Com os preços de gás natural e carvão em alta, o mundo enfrenta uma crise energética global, relembrando lições do passado. A transição para energias limpas parece distante, enquanto a dependência dos hidrocarbonetos cresce. O Golfo Pérsico é um ator crucial, e o carvão, o mais poluente, ainda desafia expectativas. Veja como essas forças moldam o futuro energético e o papel do Brasil nesse cenário.

Com os preços de gás natural e carvão atingindo recordes e os do petróleo bruto não muito abaixo do pico de 2008, o mundo parece estar mais dependente do que nunca no carbono. Esta situação reflete uma crise energética global que tem afetado diversos países.

Para muitos, os planos para a transição de energia limpa estão cada vez mais distantes.

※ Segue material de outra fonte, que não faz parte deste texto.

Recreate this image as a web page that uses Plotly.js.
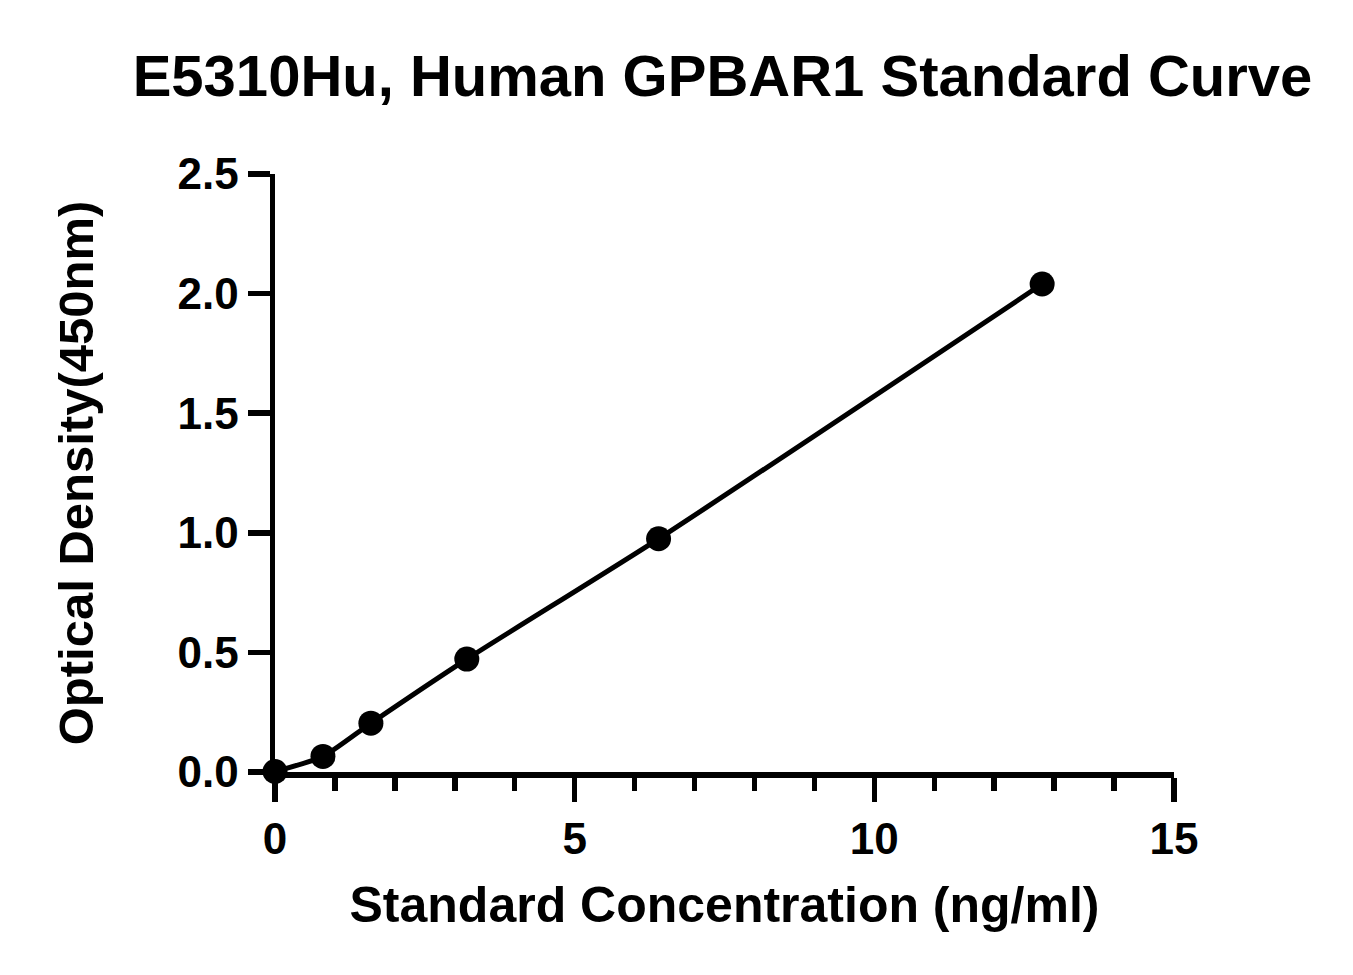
<!DOCTYPE html>
<html>
<head>
<meta charset="utf-8">
<script src="https://cdn.plot.ly/plotly-3.0.1.min.js"></script>
<style>
  html, body { margin: 0; padding: 0; background: #fff; }
  #chart { width: 1353px; height: 975px; }
</style>
</head>
<body>
<div id="chart"></div>
<script>
// standard concentrations (ng/ml) and measured OD at 450nm
const concentration = [0, 0.8, 1.6, 3.2, 6.4, 12.8];
const opticalDensity = [0.002, 0.065, 0.204, 0.472, 0.975, 2.040];

const xTicks = [0, 5, 10, 15];
const yTicks = [0.0, 0.5, 1.0, 1.5, 2.0, 2.5];
const yTickText = ['0.0', '0.5', '1.0', '1.5', '2.0', '2.5'];

const FONT = 'Arial, "Liberation Sans", sans-serif';

const curve = {
  x: concentration,
  y: opticalDensity,
  type: 'scatter',
  mode: 'lines+markers',
  line: { shape: 'spline', smoothing: 0.6, width: 5, color: '#000' },
  marker: { size: 25, color: '#000' },
  cliponaxis: false,
  showlegend: false,
  hoverinfo: 'skip'
};

const layout = {
  width: 1353,
  height: 975,
  paper_bgcolor: '#fff',
  plot_bgcolor: '#fff',
  margin: { l: 275, r: 179, t: 174, b: 203 },
  font: { family: FONT, color: '#000', weight: 'bold' },
  title: {
    text: 'E5310Hu, Human GPBAR1 Standard Curve',
    font: { family: FONT, size: 58, color: '#000', weight: 'bold' },
    xref: 'container', yref: 'container',
    x: 0.534, xanchor: 'center',
    y: 0.922, yanchor: 'middle'
  },
  xaxis: {
    range: [0, 15],
    tickvals: xTicks,
    ticktext: xTicks.map(String),
    ticks: 'outside',
    ticklen: 24,
    tickwidth: 5.5,
    tickcolor: '#000',
    minor: { dtick: 1, ticks: 'outside', ticklen: 13, tickwidth: 5.5, tickcolor: '#000' },
    showline: true,
    linewidth: 5.5,
    linecolor: '#000',
    showgrid: false,
    zeroline: false,
    tickfont: { family: FONT, size: 44, color: '#000', weight: 'bold' },
    title: {
      text: 'Standard Concentration (ng/ml)',
      font: { family: FONT, size: 50, color: '#000', weight: 'bold' },
      standoff: 26
    },
    automargin: false
  },
  yaxis: {
    range: [0, 2.5],
    tickvals: yTicks,
    ticktext: yTickText,
    ticks: 'outside',
    ticklen: 22,
    tickwidth: 5.5,
    tickcolor: '#000',
    showline: true,
    linewidth: 5.5,
    linecolor: '#000',
    showgrid: false,
    zeroline: false,
    tickfont: { family: FONT, size: 44, color: '#000', weight: 'bold' },
    title: {
      text: 'Optical Density(450nm)',
      font: { family: FONT, size: 49, color: '#000', weight: 'bold' },
      standoff: 70
    },
    automargin: false
  }
};

Plotly.newPlot('chart', [curve], layout, { displayModeBar: false, staticPlot: true });
</script>
</body>
</html>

No meio desta terceira crise energética global, o legado das duas primeiras – provocadas pela guerra árabe-israelense de 1973 e pela Revolução Iraniana de 1979 – deve ser relembrado.

Embora líderes do Oriente Médio defendam a tese de que o mundo emergiu da primeira crise do petróleo mais dependente dos hidrocarbonetos do que antes, dados evidenciam que tal narrativa é controversa. Essas crises geopolíticas dos anos 1900 certamente não resultaram no fim do petróleo, mas deram um golpe nunca recuperado.

Nos EUA, foram necessárias duas décadas para que o consumo de petróleo voltasse aos níveis de 18,5 milhões de barris diários atingidos em 1978, às vésperas da segunda crise do petróleo. Os países da União Europeia nunca voltaram aos seus níveis de demanda de 16,9 milhões de barris diários de 1979, apesar de uma economia quase três vezes maior que naquela época.

O petróleo, em 1973, compunha cerca de metade do consumo de energia primária do mundo. Agora somente 31%. A mudança, principalmente em relação aos membros da Organização dos Países Exportadores de Petróleo (OPEP), foi abrupta: entre 1973 e 1985, a participação da energia mundial derivada do petróleo da OPEP caiu de 25% para 11%. Nunca subiu substancialmente acima desses níveis.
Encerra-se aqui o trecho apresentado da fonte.